Divising production among at least a dozen members, Hiero may just be the crew with the deepest production talent pool in all of hip-hop history. For “No Man’s Land” Touré, Jay Biz, Opio, A-Plus, Casual, Del and Snupe all came correct with solid beats.
Yet as much as can be said for it, something is missing from the album. You may not realize what until the closing “Times Ain’t Fair” rolls around. For once SOM cater to the listener’s own soul with inspiring verses. The basic approach works just fine here, whether it’s Phesto arguing, “Rhymin’ pays / Never was it worth doin’ crime, it stays / on your record when you try to get employment / I avoid it – like bein’ exploited,” Tajai wondering, “What will I catch? / Will it be… / A good job? Huh? Two to the head? / Maybe HI’, say I can join the ranks of the livin’ dead,” or Opio shrugging, “I make cash doin’ shows from state to state / but still task wanna run the license plate / I don’t trip cause it’s all in vain / Your daughter knows my name / ask the broad the game.” A-Plus flunks this particular test, so thankfully they all come together in the last verse, concluding an unexpected album finale hip-hop fans from all walks of life should be able to subscribe to.

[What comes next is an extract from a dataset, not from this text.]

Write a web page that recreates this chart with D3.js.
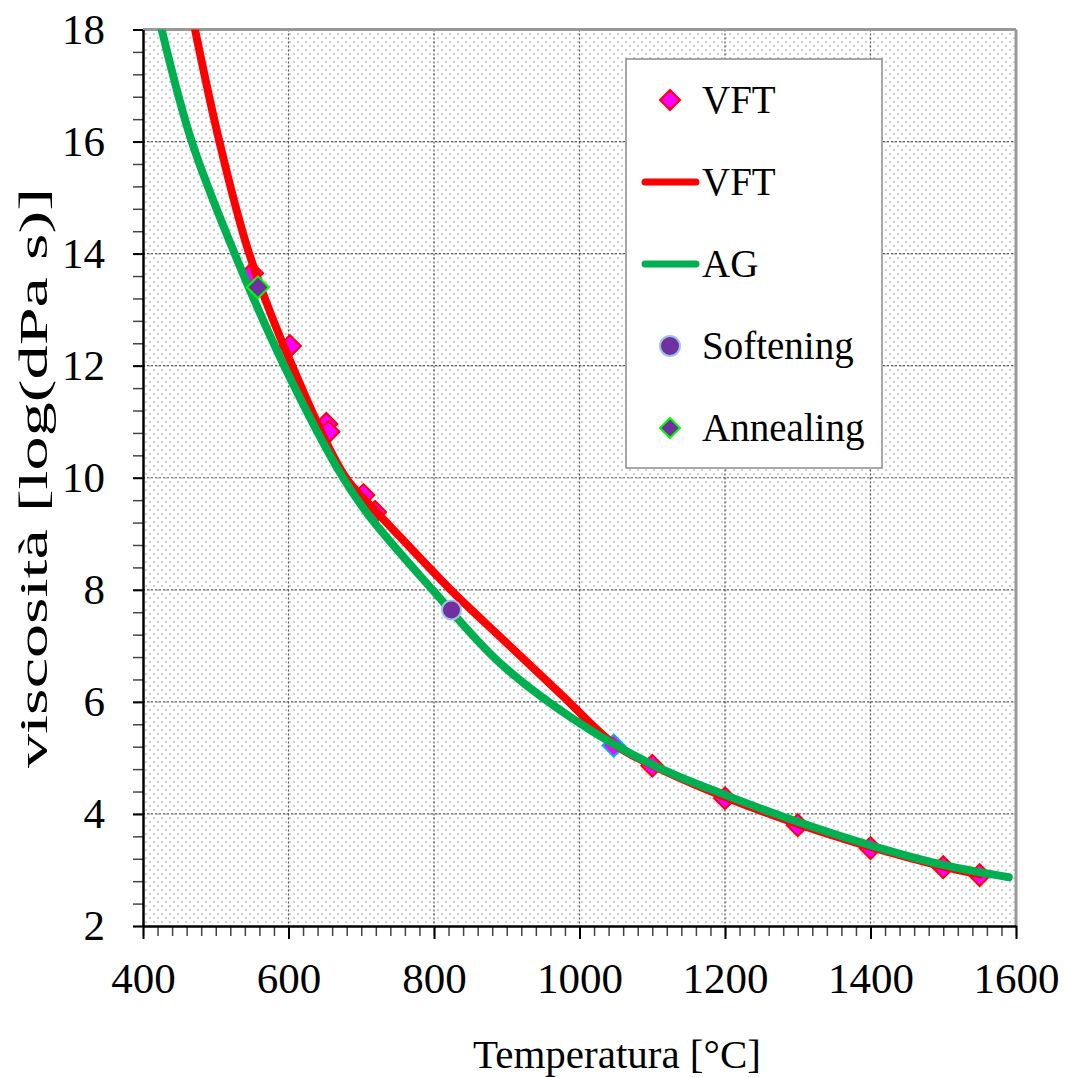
<!DOCTYPE html>
<html>
<head>
<meta charset="utf-8">
<script src="https://cdn.jsdelivr.net/npm/d3@7/dist/d3.min.js"></script>
<style>
  body { margin: 0; background: #fff; }
  text { font-family: "Liberation Serif", "Times New Roman", serif; fill: #000; }
</style>
</head>
<body>
<svg id="chart"></svg>
<script>
// ticks
var tempTicks = [400, 600, 800, 1000, 1200, 1400, 1600];
var viscTicks = [2, 4, 6, 8, 10, 12, 14, 16, 18];

// VFT measured points [T, log eta]
var vftPoints = [
  [550, 13.65], [602, 12.35], [652, 10.96], [655, 10.82], [703, 9.69], [719, 9.39],
  [1100, 4.86], [1200, 4.28], [1300, 3.80], [1400, 3.39], [1500, 3.05], [1550, 2.91]
];
// point with the light blue edge near 1050
var bluePoint = [[1047, 5.22]];

// VFT fitted curve
var vftLine = [
  [471.5, 18], [505, 16], [546, 14], [605, 12], [679, 10], [719, 9.42], [753, 8.95],
  [823, 8], [900, 7.05], [975, 6.13], [1047, 5.25], [1100, 4.87], [1200, 4.3],
  [1300, 3.82], [1400, 3.41], [1500, 3.06], [1550, 2.92]
];
// AG curve
var agLine = [
  [425.7, 18], [467, 16], [526, 14], [594, 12], [675, 10], [712, 9.3], [798, 8],
  [891, 6.69], [1000, 5.62], [1100, 4.88], [1200, 4.34], [1300, 3.86],
  [1400, 3.44], [1500, 3.09], [1590, 2.87]
];
var softening = [[824, 7.64]];
var annealing = [[558, 13.4]];

var legendLabels = ['VFT', 'VFT', 'AG', 'Softening', 'Annealing'];
var legendKinds = ['diamond', 'red', 'green', 'circle', 'annealing'];

var W = 1066, H = 1077;
var pL = 143, pR = 1016, pT = 29.5, pB = 926;
var serif = '"Liberation Serif", "Times New Roman", serif';

var svg = d3.select('#chart').attr('width', W).attr('height', H);

var x = d3.scaleLinear().domain([400, 1600]).range([pL, pR]);
var y = d3.scaleLinear().domain([2, 18]).range([pB, pT]);

// dotted background
var defs = svg.append('defs');
var pat = defs.append('pattern')
  .attr('id', 'dots')
  .attr('patternUnits', 'userSpaceOnUse')
  .attr('width', 8).attr('height', 8);
pat.append('rect').attr('width', 8).attr('height', 8).attr('fill', '#fff');
pat.append('circle').attr('cx', 2).attr('cy', 2).attr('r', 1).attr('fill', '#c0c0c0');
pat.append('circle').attr('cx', 6).attr('cy', 6).attr('r', 1).attr('fill', '#c0c0c0');

defs.append('clipPath').attr('id', 'plotclip')
  .append('rect').attr('x', pL).attr('y', pT)
  .attr('width', pR - pL).attr('height', pB - pT);

svg.append('rect')
  .attr('x', pL).attr('y', pT)
  .attr('width', pR - pL).attr('height', pB - pT)
  .attr('fill', 'url(#dots)');

// grid
var grid = svg.append('g');
grid.selectAll('.vg')
  .data(tempTicks.slice(1, -1))
  .enter().append('line')
  .attr('x1', function(d) { return x(d); }).attr('x2', function(d) { return x(d); })
  .attr('y1', pT).attr('y2', pB)
  .attr('stroke', '#555').attr('stroke-width', 1.2).attr('stroke-dasharray', '2,2');
grid.selectAll('.hg')
  .data(viscTicks.slice(1, -1))
  .enter().append('line')
  .attr('x1', pL).attr('x2', pR)
  .attr('y1', function(d) { return y(d); }).attr('y2', function(d) { return y(d); })
  .attr('stroke', '#555').attr('stroke-width', 1.2).attr('stroke-dasharray', '2,2');

// frame top/right
svg.append('line').attr('x1', pL).attr('x2', pR).attr('y1', pT).attr('y2', pT)
  .attr('stroke', '#999').attr('stroke-width', 3);
svg.append('line').attr('x1', pR).attr('x2', pR).attr('y1', pT).attr('y2', pB)
  .attr('stroke', '#999').attr('stroke-width', 3);

// minor ticks
var minorY = d3.range(2, 18.01, 0.4);
var minorX = d3.range(400, 1600.1, 20);
svg.append('g')
  .attr('transform', 'translate(' + pL + ',0)')
  .call(d3.axisLeft(y).tickValues(minorY).tickSize(10).tickFormat(''))
  .call(function(g) { g.select('.domain').remove(); g.selectAll('line').attr('stroke', '#444').attr('stroke-width', 1.5); });
svg.append('g')
  .attr('transform', 'translate(0,' + pB + ')')
  .call(d3.axisBottom(x).tickValues(minorX).tickSize(10).tickFormat(''))
  .call(function(g) { g.select('.domain').remove(); g.selectAll('line').attr('stroke', '#444').attr('stroke-width', 1.5); });

// major axes
var yAxis = svg.append('g')
  .attr('transform', 'translate(' + pL + ',0)')
  .call(d3.axisLeft(y).tickValues(viscTicks).tickSize(10).tickPadding(28).tickSizeOuter(0).tickFormat(d3.format('d')));
var xAxis = svg.append('g')
  .attr('transform', 'translate(0,' + pB + ')')
  .call(d3.axisBottom(x).tickValues(tempTicks).tickSize(13).tickPadding(23).tickSizeOuter(0).tickFormat(d3.format('d')));
[yAxis, xAxis].forEach(function(g) {
  g.attr('font-family', null).attr('font-size', null);
  g.select('.domain').attr('stroke', '#000').attr('stroke-width', 2.5);
  g.selectAll('line').attr('stroke', '#000').attr('stroke-width', 2);
  g.selectAll('text').style('font-size', '43px').style('font-family', serif).attr('fill', '#000');
});

// axis titles
svg.append('text')
  .attr('x', 617).attr('y', 1068)
  .attr('text-anchor', 'middle')
  .style('font-size', '41px')
  .text('Temperatura [°C]');
svg.append('text')
  .attr('transform', 'translate(47,478) rotate(-90)')
  .attr('text-anchor', 'middle')
  .style('font-size', '40px')
  .attr('textLength', 580)
  .attr('lengthAdjust', 'spacingAndGlyphs')
  .text('viscosità [log(dPa s)]');

var plot = svg.append('g').attr('clip-path', 'url(#plotclip)');
var diamond = d3.symbol().type(d3.symbolSquare).size(240);

// VFT points (behind the lines)
plot.selectAll('.vft')
  .data(vftPoints)
  .enter().append('path')
  .attr('d', diamond)
  .attr('transform', function(d) { return 'translate(' + x(d[0]) + ',' + y(d[1]) + ') rotate(45)'; })
  .attr('fill', '#FF00FF').attr('stroke', '#FF0000').attr('stroke-width', 2);
plot.selectAll('.blue')
  .data(bluePoint)
  .enter().append('path')
  .attr('d', diamond)
  .attr('transform', function(d) { return 'translate(' + x(d[0]) + ',' + y(d[1]) + ') rotate(45)'; })
  .attr('fill', '#FF00FF').attr('stroke', '#00B0F0').attr('stroke-width', 2);

var line = d3.line()
  .x(function(d) { return x(d[0]); })
  .y(function(d) { return y(d[1]); })
  .curve(d3.curveCatmullRom.alpha(0.5));

plot.append('path').datum(vftLine)
  .attr('d', line).attr('fill', 'none')
  .attr('stroke', '#FF0000').attr('stroke-width', 8).attr('stroke-linecap', 'round');
plot.append('path').datum(agLine)
  .attr('d', line).attr('fill', 'none')
  .attr('stroke', '#00B050').attr('stroke-width', 8).attr('stroke-linecap', 'round');

plot.selectAll('.soft')
  .data(softening)
  .enter().append('circle')
  .attr('cx', function(d) { return x(d[0]); })
  .attr('cy', function(d) { return y(d[1]); })
  .attr('r', 9.5)
  .attr('fill', '#7030A0').attr('stroke', '#9DC3E6').attr('stroke-width', 2);
plot.selectAll('.ann')
  .data(annealing)
  .enter().append('path')
  .attr('d', diamond)
  .attr('transform', function(d) { return 'translate(' + x(d[0]) + ',' + y(d[1]) + ') rotate(45)'; })
  .attr('fill', '#7030A0').attr('stroke', '#00FF00').attr('stroke-width', 2);

// legend
var lg = svg.append('g');
lg.append('rect')
  .attr('x', 626).attr('y', 59).attr('width', 256).attr('height', 409)
  .attr('fill', '#fff').attr('stroke', '#8c8c8c').attr('stroke-width', 1.5);

var rows = lg.selectAll('.row')
  .data(legendLabels)
  .enter().append('g')
  .attr('transform', function(d, i) { return 'translate(0,' + (100 + i * 82) + ')'; });
rows.append('text')
  .attr('x', 702).attr('y', 13)
  .style('font-size', '39px')
  .style('font-family', serif)
  .text(function(d) { return d; });
rows.each(function(d, i) {
  var g = d3.select(this);
  var kind = legendKinds[i];
  if (kind === 'diamond' || kind === 'annealing') {
    g.append('path')
      .attr('d', d3.symbol().type(d3.symbolSquare).size(200))
      .attr('transform', 'translate(670,0) rotate(45)')
      .attr('fill', kind === 'diamond' ? '#FF00FF' : '#7030A0')
      .attr('stroke', kind === 'diamond' ? '#FF0000' : '#00FF00')
      .attr('stroke-width', 2);
  } else if (kind === 'circle') {
    g.append('circle').attr('cx', 670).attr('cy', 0).attr('r', 10)
      .attr('fill', '#7030A0').attr('stroke', '#9DC3E6').attr('stroke-width', 2);
  } else {
    g.append('line').attr('x1', 645).attr('x2', 696).attr('y1', 0).attr('y2', 0)
      .attr('stroke', kind === 'red' ? '#FF0000' : '#00B050')
      .attr('stroke-width', 7).attr('stroke-linecap', 'round');
  }
});
</script>
</body>
</html>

Food for thought is also provided with the short but intense “Secret Service,” an eye-opener for wanna-be revolutionaries, although limiting it to a A/Tajai duet reduces its impact. “Where the Fuck You At?” narrates four stories guided by the question asked in the title, but it pales in comparison to the cut that could have made “No Man’s Land” much more memorable, the brilliant “Cab Fare” whose ‘Taxi’ samples couldn’t be cleared.
Their breakout hit detailed how Souls of Mischief CHILLED from ’93 til. They were still willing to chill on “No Man’s Land,” but were forced to take action. What forced them is unknown but it resulted in a forceful album anyway.